The Curious Creative is that something different. The platform encompasses a personal blog, a multicultural book club at Novi Public Library, an upcoming podcast and a series of essays based on Cassia’s “memoir in progress.”
The first of these essays was published in the March/April issue of nonprofit magazine Literary Mama. A moving reflection of Cassia and her mother’s experiences and relationship within and beyond Lebanon, the piece chronicles the journey of one blue duffle bag’s journey from being Cassia’s mother’s most reliable companion in Beirut to resting idly in Cassia’s dresser drawer today, after a lifetime of keeping one family’s most prized possessions safe from war-borne destruction.

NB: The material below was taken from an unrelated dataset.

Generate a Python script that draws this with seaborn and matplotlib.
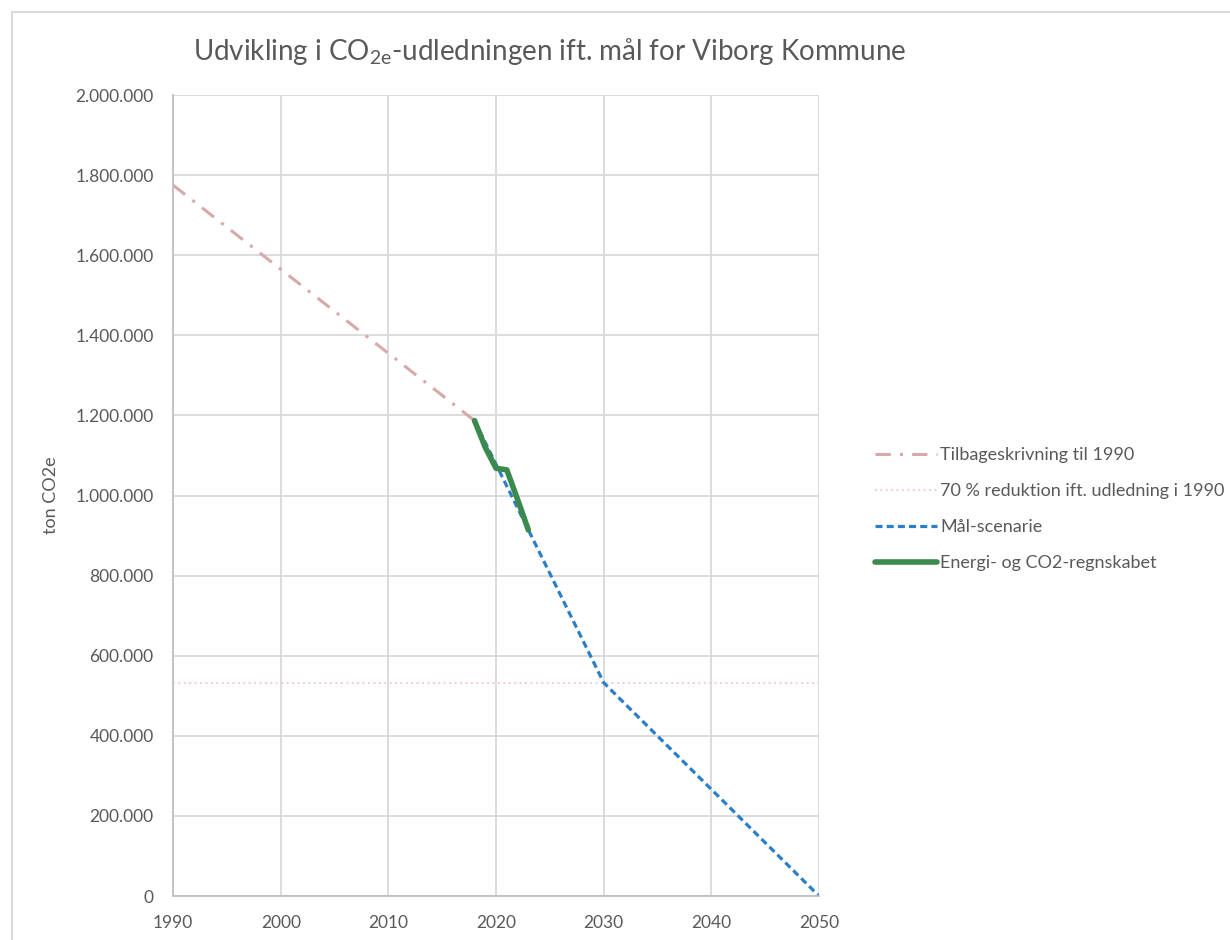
import numpy as np
import pandas as pd
import matplotlib
matplotlib.use("Agg")
import matplotlib.pyplot as plt
import matplotlib.ticker as mticker
from matplotlib.patches import Rectangle
import seaborn as sns

# Données
tilbage_aar = [1990, 2018]
tilbage_val = [1775000, 1187000]

maal70_aar = [1990, 2050]
maal70_val = [532500, 532500]

scenarie_aar = [2018, 2030, 2050]
scenarie_val = [1187000, 532500, 0]

regnskab_aar = [2018, 2019, 2020, 2021, 2022, 2023]
regnskab_val = [1187000, 1120000, 1068000, 1064000, 990000, 914000]

y_ticks = list(range(0, 2000001, 200000))
x_ticks = list(range(1990, 2051, 10))

sns.set_theme(style="white")
plt.rcParams['font.family'] = ['Lato', 'DejaVu Sans']
plt.rcParams['mathtext.fontset'] = 'custom'
plt.rcParams['mathtext.rm'] = 'Lato'
tekst = '#595959'
grid = '#d9d9d9'

fig = plt.figure(figsize=(12.3, 9.4), dpi=100)
ax = fig.add_axes([0.1407, 0.0468, 0.6659 - 0.1407, 0.8989 - 0.0468])

sns.lineplot(x=tilbage_aar, y=tilbage_val, ax=ax, color='#d7a9a9', lw=2.2,
             label='Tilbageskrivning til 1990')
ax.lines[-1].set_dashes([5, 3, 1, 3])
sns.lineplot(x=maal70_aar, y=maal70_val, ax=ax, color='#f5c4c6', lw=1.3,
             label='70 % reduktion ift. udledning i 1990')
ax.lines[-1].set_dashes([1, 2])
sns.lineplot(x=scenarie_aar, y=scenarie_val, ax=ax, color='#2b7fc6', lw=2.3,
             label='Mål-scenarie')
ax.lines[-1].set_dashes([2.2, 1.3])
sns.lineplot(x=regnskab_aar, y=regnskab_val, ax=ax, color='#3a8a4e', lw=4,
             label='Energi- og CO2-regnskabet', solid_capstyle='round')

ax.set_xlim(1990, 2050)
ax.set_ylim(0, 2000000)
ax.set_xticks(x_ticks)
ax.set_yticks(y_ticks)
ax.yaxis.set_major_formatter(mticker.FuncFormatter(lambda v, p: f"{int(v):,}".replace(',', '.')))
ax.grid(True, color=grid, lw=1.3)
ax.set_axisbelow(True)
for s in ['top', 'right']:
    ax.spines[s].set_visible(False)
for s in ['left', 'bottom']:
    ax.spines[s].set_color('#bfbfbf')
    ax.spines[s].set_linewidth(1.3)
ax.tick_params(colors=tekst, labelsize=12.5, length=0)
ax.tick_params(axis='x', pad=14)
ax.tick_params(axis='y', pad=14)
ax.set_xlabel('')
ax.set_ylabel('ton CO2e', color=tekst, fontsize=13, labelpad=12)

leg = ax.legend(loc='center left', bbox_to_anchor=(1.062, 0.483), frameon=False,
                fontsize=13, handlelength=3.4, handletextpad=0.2, labelspacing=1.1)
for t in leg.get_texts():
    t.set_color(tekst)

fig.text(0.447, 0.945, r'Udvikling i CO$_{\mathrm{2e}}$-udledningen ift. mål for Viborg Kommune',
         ha='center', va='center', fontsize=20, color=tekst)

fig.patches.append(Rectangle((0.01, -0.1), 1.2, 1.087, transform=fig.transFigure,
                             fill=False, edgecolor='#d9d9d9', lw=1.5))

fig.savefig('out.png', dpi=100)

“The memoir is really about coming to America, but not just growing up here — it’s what I went through in Lebanon, my experience growing up there to a single mother, coming here, living with a father I’d never met [and] adapting to a new culture,” she said.
Cassia’s website declares this venture her way of honoring her past, “in order to move forward with [her] goal to promote the lives, struggles and accomplishments of immigrants who are using their skills and talents to preserve and promote their cultures.”

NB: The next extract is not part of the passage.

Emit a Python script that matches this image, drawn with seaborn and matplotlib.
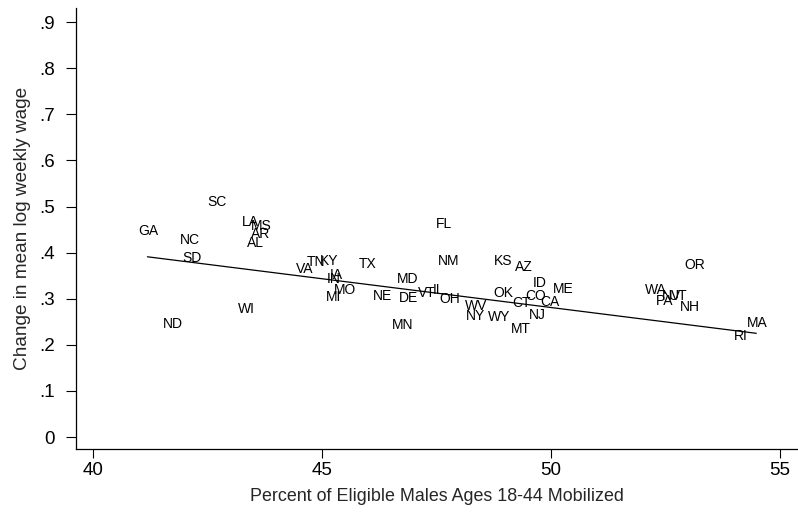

For every 4:30 a.m. writing session preceding a day of teaching her students and raising her children, Cassia’s goal has a profound source of motivation to keep her picking up the pen and telling stories that matter.
“I want to leave a legacy,” she said, “and if that legacy is to further understanding or awareness and make the world a little tiny bit smaller through my writing and my work — that’s really what motivates me.”